In France, the Bourbons had returned to power in the person of Louis XVIII, brother of the guillotined Louis XVI. The Congress of Vienna was haggling over the reorganization of Europe. Dissatisfaction with the rule of the Bourbons was increasing as they raised taxes and dismissed thousands of persons from the army and administration. Many people feared that followers of the Bourbons were becoming powerful enough to regain the old privileges of the aristocracy at the expense of the liberties the people had gained by the revolution.

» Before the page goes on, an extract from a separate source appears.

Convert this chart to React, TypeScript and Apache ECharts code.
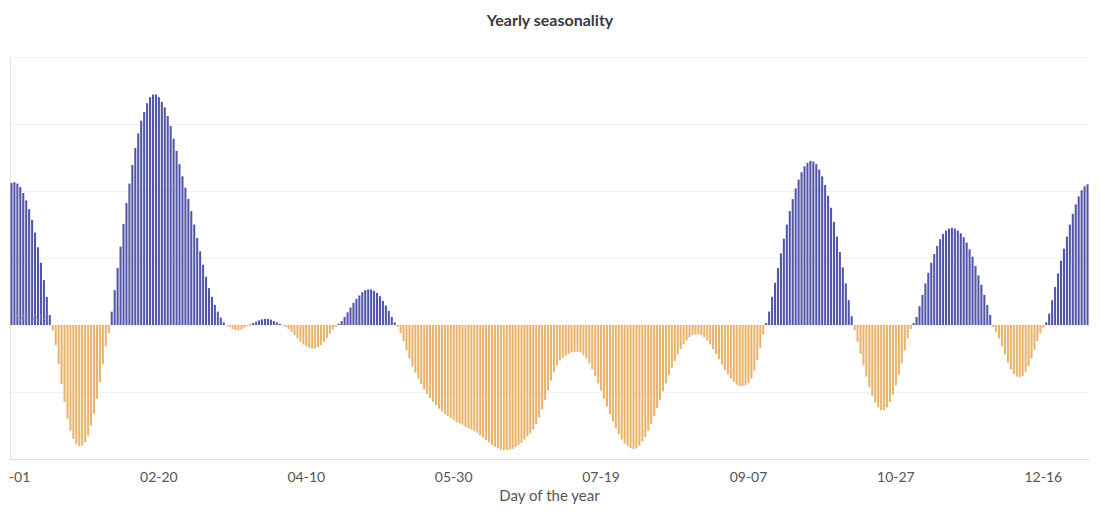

Napoleon was informed of all this. To him France seemed to be in as bad condition as it had been under the Directory. He remembered his return from Egypt in 1799. So again he returned. Leaving Elba on February 26, 1815, he landed in France near Antibes on March 1. He had only a few followers when he landed, but before he reached Paris on March 20 regiment after regiment of the French army had rallied to his standard. Louis XVIII fled the capital.
Always ready to adapt himself to conditions as he found them, Napoleon proposed peace. The other European powers, however, could not tolerate his return to power. The allies assembled troops in Belgium and Napoleon hoped to defeat them before they could form a single, united force. His plan failed, and at Waterloo, Belgium, on June 18, 1815, he was soundly beaten by troops under the Duke of Wellington and Marshal Blücher.
Napoleon returned to Paris, and on June 22, 1815, he signed his second abdication in favor of his son. (The son was proclaimed Napoleon II but never reigned.) Louis XVIII returned to France on June 28–100 days after Napoleon had arrived in Paris from Elba.